WRITTEN INSTRUCTION: The lines from the top of the material below through the line containing "Chart.register(...registerables);" are to be printed exactly, with pictures omitted.

┄┄┄┄┄┄┄┄┄┄┄┄┄┄┄┄┄┄┄┄

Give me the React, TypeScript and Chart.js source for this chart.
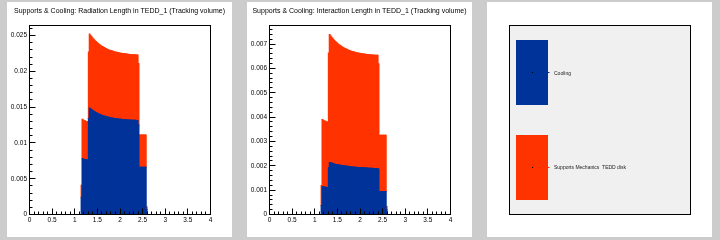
import React, { useEffect, useRef } from 'react';
import { Chart, registerables } from 'chart.js';

Chart.register(...registerables);

// Histogram binning in eta (lower edge of the first filled bin, bin width)
const BIN_START = 1.14;
const BIN_WIDTH = 0.02;

// Radiation length per bin: cooling and supports contributions (stacked)
const radCooling = [
  0.0024,
  0.0078, 0.0078, 0.0077, 0.0077, 0.0077, 0.0076, 0.0076,
  0.0134,
  0.01487, 0.01476, 0.01466, 0.01457, 0.01448, 0.0144, 0.01432, 0.01425, 0.01418, 0.01411,
  0.01405, 0.01399, 0.01394, 0.01389, 0.01384, 0.0138, 0.01375, 0.01371, 0.01368, 0.01364,
  0.01361, 0.01358, 0.01355, 0.01352, 0.01349, 0.01347, 0.01345, 0.01342, 0.0134, 0.01338,
  0.01336, 0.01335, 0.01333, 0.01332, 0.0133, 0.01329, 0.01327, 0.01326, 0.01325, 0.01324,
  0.01323, 0.01322, 0.01321, 0.0132, 0.01319, 0.01319, 0.01318, 0.01317, 0.01317, 0.01316,
  0.01316, 0.01315, 0.01314, 0.01314,
  0.0125,
  0.0066, 0.0066, 0.0066, 0.0066, 0.0066, 0.0066, 0.0066, 0.0066,
  0.0007,
];
const radSupports = [
  0.0017,
  0.0055, 0.0054, 0.0054, 0.0054, 0.0053, 0.0054, 0.0053,
  0.0093,
  0.01033, 0.01026, 0.01019, 0.01013, 0.01007, 0.01001, 0.00995, 0.0099, 0.00985, 0.00981,
  0.00977, 0.00973, 0.00969, 0.00965, 0.00962, 0.00959, 0.00956, 0.00953, 0.0095, 0.00948,
  0.00945, 0.00943, 0.00941, 0.00939, 0.00938, 0.00936, 0.00934, 0.00933, 0.00931, 0.0093,
  0.00929, 0.00927, 0.00926, 0.00925, 0.00924, 0.00923, 0.00923, 0.00922, 0.00921, 0.0092,
  0.00919, 0.00919, 0.00918, 0.00918, 0.00917, 0.00916, 0.00916, 0.00916, 0.00915, 0.00915,
  0.00914, 0.00914, 0.00914, 0.00914,
  0.0086,
  0.0045, 0.0045, 0.0045, 0.0045, 0.0045, 0.0045, 0.0045, 0.0045,
  0.0004,
];

// Interaction length per bin: cooling and supports contributions (stacked)
const intCooling = [
  0.00037,
  0.00115, 0.00114, 0.00113, 0.00112, 0.00112, 0.00111, 0.0011,
  0.00193,
  0.00214, 0.00213, 0.00211, 0.0021, 0.00209, 0.002075, 0.002065, 0.002055, 0.00205, 0.002045,
  0.00204, 0.00203, 0.00202, 0.002015, 0.00201, 0.002005, 0.002, 0.001995, 0.00199, 0.001985,
  0.00198, 0.001975, 0.00197, 0.001965, 0.00196, 0.001955, 0.00195, 0.001945, 0.00194, 0.001938,
  0.001935, 0.001932, 0.00193, 0.001927, 0.001925, 0.001922, 0.00192, 0.001917, 0.001915, 0.001912,
  0.00191, 0.001907, 0.001905, 0.001902, 0.0019, 0.001898, 0.001896, 0.001894, 0.001892, 0.00189,
  0.001888, 0.001886, 0.001884, 0.001882,
  0.00187,
  0.00094, 0.00094, 0.00094, 0.00094, 0.00094, 0.00094, 0.00094, 0.00094,
  0.00019,
];
const intSupports = [
  0.00082,
  0.00275, 0.00273, 0.00271, 0.00272, 0.00269, 0.0027, 0.00268,
  0.0047,
  0.00525, 0.005207, 0.005177, 0.005143, 0.005109, 0.005083, 0.005052, 0.005027, 0.004997, 0.00497,
  0.004945, 0.004926, 0.00491, 0.004888, 0.00487, 0.004854, 0.004836, 0.00482, 0.004808, 0.004795,
  0.004782, 0.004773, 0.004763, 0.004753, 0.004747, 0.00474, 0.004733, 0.004727, 0.00472, 0.004713,
  0.004707, 0.004701, 0.004695, 0.004692, 0.004685, 0.004682, 0.004678, 0.004675, 0.004672, 0.004669,
  0.004665, 0.004665, 0.004661, 0.004661, 0.004657, 0.004656, 0.004655, 0.004654, 0.004653, 0.004653,
  0.004652, 0.004651, 0.00465, 0.004652,
  0.00432,
  0.00231, 0.00231, 0.00231, 0.00231, 0.00231, 0.00231, 0.00231, 0.00231,
  0.00014,
];

// Axis ticks
const etaTicks = [0, 0.5, 1, 1.5, 2, 2.5, 3, 3.5, 4];
const radTicks = [0, 0.005, 0.01, 0.015, 0.02, 0.025];
const intTicks = [0, 0.001, 0.002, 0.003, 0.004, 0.005, 0.006, 0.007];

const COOLING_LABEL = 'Cooling';
const SUPPORTS_LABEL = 'Supports Mechanics  TEDD disk';
const BLUE = '#003399';
const RED = '#ff3300';
const FONT = '"Liberation Sans", Arial, Helvetica, sans-serif';

const PANEL_W = 225;
const PANEL_H = 235;

const etaCenters = radCooling.map((_, i) => +(BIN_START + BIN_WIDTH * (i + 0.5)).toFixed(3));

// Frame box, inward major/minor ticks and the pad title, ROOT style
const rootFrame = {
  id: 'rootFrame',
  afterDatasetsDraw(chart: any, _args: any, opts: any) {
    const { ctx, chartArea: a, scales } = chart;
    const xs = scales.x;
    const ys = scales.y;
    if (!xs || !ys || !opts.xMinor) return;
    ctx.save();
    ctx.strokeStyle = '#000';
    ctx.lineWidth = 1;
    ctx.beginPath();
    const isMajor = (scale: any, v: number) =>
      scale.ticks.some((t: any) => Math.abs(t.value - v) < 1e-9);
    const nx = Math.round((xs.max - xs.min) / opts.xMinor);
    for (let i = 0; i <= nx; i++) {
      const v = xs.min + i * opts.xMinor;
      const px = Math.min(Math.floor(xs.getPixelForValue(v)) + 0.5, a.right);
      ctx.moveTo(px, a.bottom);
      ctx.lineTo(px, a.bottom - (isMajor(xs, v) ? 6 : 3));
    }
    const ny = Math.floor((ys.max - ys.min) / opts.yMinor + 1e-6);
    for (let i = 0; i <= ny; i++) {
      const v = ys.min + i * opts.yMinor;
      const py = Math.floor(ys.getPixelForValue(v)) + 0.5;
      ctx.moveTo(a.left, py);
      ctx.lineTo(a.left + (isMajor(ys, v) ? 6 : 3), py);
    }
    ctx.stroke();
    ctx.strokeRect(a.left, a.top, a.right - a.left, a.bottom - a.top);
    ctx.restore();
  },
  afterDraw(chart: any, _args: any, opts: any) {
    if (!opts.title) return;
    const { ctx } = chart;
    ctx.save();
    ctx.fillStyle = '#000';
    ctx.font = `${opts.titleSize}px ${FONT}`;
    ctx.textAlign = 'center';
    ctx.textBaseline = 'middle';
    ctx.fillText(opts.title, chart.width / 2, opts.titleY);
    ctx.restore();
  },
};

// ROOT TLegend-like box drawn from the datasets' labels and colours
const rootLegend = {
  id: 'rootLegend',
  afterDraw(chart: any, _args: any, opts: any) {
    if (!opts.box) return;
    const { ctx } = chart;
    const [l, t, r, b] = opts.box;
    ctx.save();
    ctx.fillStyle = '#f0f0f0';
    ctx.fillRect(l, t, r - l, b - t);
    ctx.strokeStyle = '#000';
    ctx.lineWidth = 1;
    ctx.strokeRect(l, t, r - l, b - t);
    const ds = chart.data.datasets;
    const rowH = (b - t) / ds.length;
    ds.forEach((d: any, i: number) => {
      const cy = t + rowH * (i + 0.5);
      const boxL = l + 6.5;
      const boxW = 32;
      const boxH = 65;
      ctx.fillStyle = d.backgroundColor;
      ctx.fillRect(boxL, Math.round(cy - boxH / 2), boxW, boxH);
      ctx.fillStyle = '#000';
      ctx.fillRect(Math.floor(boxL + boxW / 2), Math.floor(cy), 1, 1);
      ctx.fillStyle = d.backgroundColor;
      ctx.fillRect(boxL + boxW, Math.floor(cy), 1.5, 1);
      ctx.fillStyle = '#222';
      ctx.font = `${opts.fontSize}px ${FONT}`;
      ctx.textAlign = 'left';
      ctx.textBaseline = 'middle';
      ctx.fillText(d.label, boxL + boxW + 6, cy + 0.5);
    });
    ctx.restore();
  },
};

function histConfig(title: string, cooling: number[], supports: number[], yTicks: number[], yMax: number, yMinor: number) {
  const tickFont = { family: FONT, size: 6.5 };
  const barStyle = {
    borderWidth: 0,
    barPercentage: 1,
    categoryPercentage: 1,
    inflateAmount: 0.5,
  };
  return {
    type: 'bar' as const,
    data: {
      datasets: [
        {
          label: COOLING_LABEL,
          data: cooling.map((v, i) => ({ x: etaCenters[i], y: v })),
          backgroundColor: BLUE,
          ...barStyle,
        },
        {
          label: SUPPORTS_LABEL,
          data: supports.map((v, i) => ({ x: etaCenters[i], y: v })),
          backgroundColor: RED,
          ...barStyle,
        },
      ],
    },
    options: {
      animation: false as const,
      responsive: false,
      devicePixelRatio: 1,
      events: [],
      layout: { padding: { left: 0, top: 23.5, right: 21.5, bottom: 0 } },
      scales: {
        x: {
          type: 'linear' as const,
          min: 0,
          max: 4,
          stacked: true,
          offset: false,
          grid: { display: false, drawTicks: false },
          border: { display: false },
          afterBuildTicks: (s: any) => { s.ticks = etaTicks.map((v) => ({ value: v })); },
          afterFit: (s: any) => { s.height = 22.5; },
          ticks: {
            font: tickFont,
            color: '#000',
            padding: 2,
            maxRotation: 0,
            autoSkip: false,
            callback: (v: any) => String(v),
          },
        },
        y: {
          type: 'linear' as const,
          min: 0,
          max: yMax,
          stacked: true,
          grid: { display: false, drawTicks: false },
          border: { display: false },
          afterBuildTicks: (s: any) => { s.ticks = yTicks.map((v) => ({ value: v })); },
          afterFit: (s: any) => { s.width = 22.5; },
          ticks: {
            font: tickFont,
            color: '#000',
            padding: 2.5,
            autoSkip: false,
            callback: (v: any) => String(v),
          },
        },
      },
      plugins: {
        legend: { display: false },
        tooltip: { enabled: false },
        title: { display: false },
        rootFrame: { xMinor: 0.1, yMinor, title, titleY: 9, titleSize: 7 },
      },
    },
    plugins: [rootFrame],
  };
}

function legendConfig() {
  return {
    type: 'bar' as const,
    data: {
      labels: [],
      datasets: [
        { label: COOLING_LABEL, data: [], backgroundColor: BLUE },
        { label: SUPPORTS_LABEL, data: [], backgroundColor: RED },
      ],
    },
    options: {
      animation: false as const,
      responsive: false,
      devicePixelRatio: 1,
      events: [],
      scales: { x: { display: false }, y: { display: false } },
      plugins: {
        legend: { display: false },
        tooltip: { enabled: false },
        rootLegend: { box: [22.5, 23.5, 203.5, 212.5], fontSize: 5 },
      },
    },
    plugins: [rootLegend],
  };
}

function Pad({ left, makeConfig }: { left: number; makeConfig: () => any }) {
  const ref = useRef<HTMLCanvasElement>(null);
  useEffect(() => {
    if (!ref.current) return;
    const chart = new Chart(ref.current, makeConfig());
    return () => chart.destroy();
  }, []);
  return (
    <div style={{ position: 'absolute', left, top: 2, width: PANEL_W, height: PANEL_H, background: '#ffffff' }}>
      <canvas ref={ref} width={PANEL_W} height={PANEL_H} style={{ display: 'block', width: PANEL_W, height: PANEL_H }} />
    </div>
  );
}

export default function App() {
  return (
    <div style={{ position: 'fixed', left: 0, top: 0, width: 720, height: 240, background: '#cccccc', overflow: 'hidden' }}>
      <Pad
        left={7}
        makeConfig={() =>
          histConfig('Supports & Cooling: Radiation Length in TEDD_1 (Tracking volume)', radCooling, radSupports, radTicks, 0.0264, 0.001)
        }
      />
      <Pad
        left={247}
        makeConfig={() =>
          histConfig('Supports & Cooling: Interaction Length in TEDD_1 (Tracking volume)', intCooling, intSupports, intTicks, 0.00776, 0.0002)
        }
      />
      <Pad left={487} makeConfig={legendConfig} />
    </div>
  );
}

┄┄┄┄┄┄┄┄┄┄┄┄┄┄┄┄┄┄┄┄

RESPONSE TO THIS TASK:
Give me the React, TypeScript and Chart.js source for this chart.
import React, { useEffect, useRef } from 'react';
import { Chart, registerables } from 'chart.js';

Chart.register(...registerables);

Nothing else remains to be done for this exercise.